Both phonological and phonemic awareness deal with sounds only – no letters. (Some refer to it as phonics in the dark). There are 44 speech sounds in English: 25 consonants and 19 vowels (Moats, 2020). Students need to be able to hear and say them all.
According to David Kilpatrick (2015), children who struggle with word-level reading almost always have weaknesses in phonemic awareness. Our brains store words by sound – not letter sequences – so it is important that we are able to hear and think about sounds in words. When we match the spelling of a word to its sound in our head, it’s called orthographic mapping (Kilpatrick, 2015). This skill is critical for reading success.

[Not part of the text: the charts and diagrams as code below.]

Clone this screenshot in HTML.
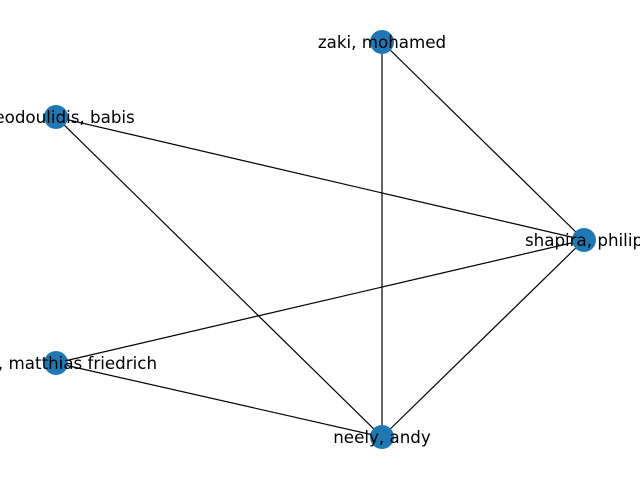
<!DOCTYPE html>
<html><head><meta charset="utf-8"><style>html,body{margin:0;padding:0;background:#fff;overflow:hidden}</style></head>
<body>
<svg width="640" height="480" viewBox="0 0 640 480" xmlns="http://www.w3.org/2000/svg">
<g stroke="#000" stroke-width="1.2">
<line x1="382" y1="42" x2="584" y2="240"/>
<line x1="382" y1="42" x2="382" y2="437"/>
<line x1="56" y1="117" x2="584" y2="240"/>
<line x1="56" y1="117" x2="382" y2="437"/>
<line x1="584" y1="240" x2="56" y2="363"/>
<line x1="584" y1="240" x2="382" y2="437"/>
<line x1="56" y1="363" x2="382" y2="437"/>
</g>
<g fill="#1f77b4">
<circle cx="382" cy="42" r="12"/>
<circle cx="56" cy="117" r="12"/>
<circle cx="584" cy="240" r="12"/>
<circle cx="56" cy="363" r="12"/>
<circle cx="382" cy="437" r="12"/>
</g>
<g font-family="DejaVu Sans, sans-serif" font-size="16.7" text-anchor="middle" fill="#000">
<text x="382" y="48">zaki, mohamed</text>
<text x="56" y="123">theodoulidis, babis</text>
<text x="584" y="246">shapira, philip</text>
<text x="56" y="369">ribbe, matthias friedrich</text>
<text x="382" y="443">neely, andy</text>
</g>
</svg>
</body></html>
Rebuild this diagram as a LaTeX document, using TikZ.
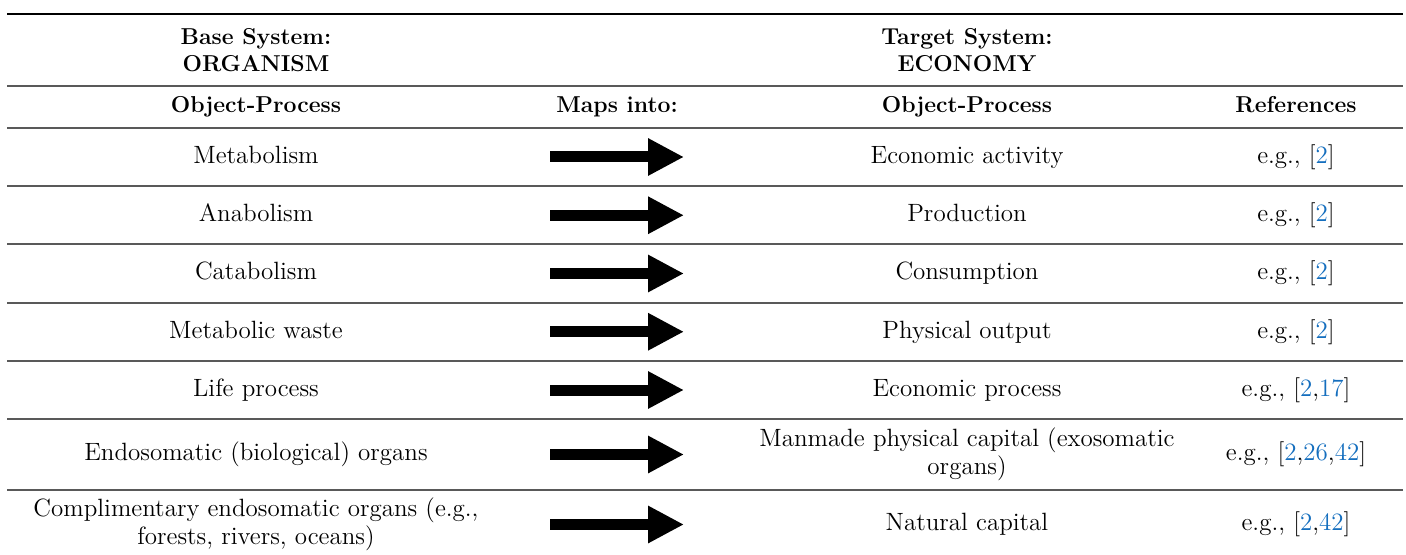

Activities for teaching phonological & phonemic awareness in order
Words
- Identify words in a sentence
Syllables
- Identify syllables
- Segment syllables
- Identify first, middle, or last syllables
- Blend syllables
- Add syllables
- Delete syllables
- Substitute syllables
Onset-Rime
Complete tasks in this category in the following order: continuant and nasal consonants, short vowels, stop consonants, long vowels, r-controlled vowels, then other vowel sounds. This is likely the same time period that you would start introducing letters and letter sounds, but children do not need the letters to do phonemic awareness activities.
- Say sounds in isolation
- Identify sounds in the onset (first spot) and coda (last spot) of words
- Start with CV patterns, then VC, then CVC
- Blend onset-rime or body-coda
- Complete onset-rime or body-coda
- Identify rhyming words
- Generate rhyming words
Phonemes
- Identify first, last, then middle sounds in words
- Blend individual sounds to form a one-syllable word
- Segment individual sounds in a one-syllable word
- Manipulate sounds (add, substitute, then delete)
- The final step is doing all the “sound work” mentally without any tactile or visual cues and only saying the final answer out loud
- For an extra challenge, teach Pig Latin!
- On to fluency!
References:
Kilpatrick, D. A. (2015). Essentials of assessing, preventing, and overcoming reading difficulties. Wiley.
Moats, L. C. (2020). Speech to print: Language essentials for teachers (Third edition). Paul H. Brookes Publishing Co.
Reutzel, D. R., & Cooter, R. B. (2018). Teaching children to read: The teacher makes the difference (Eighth edition). Pearson.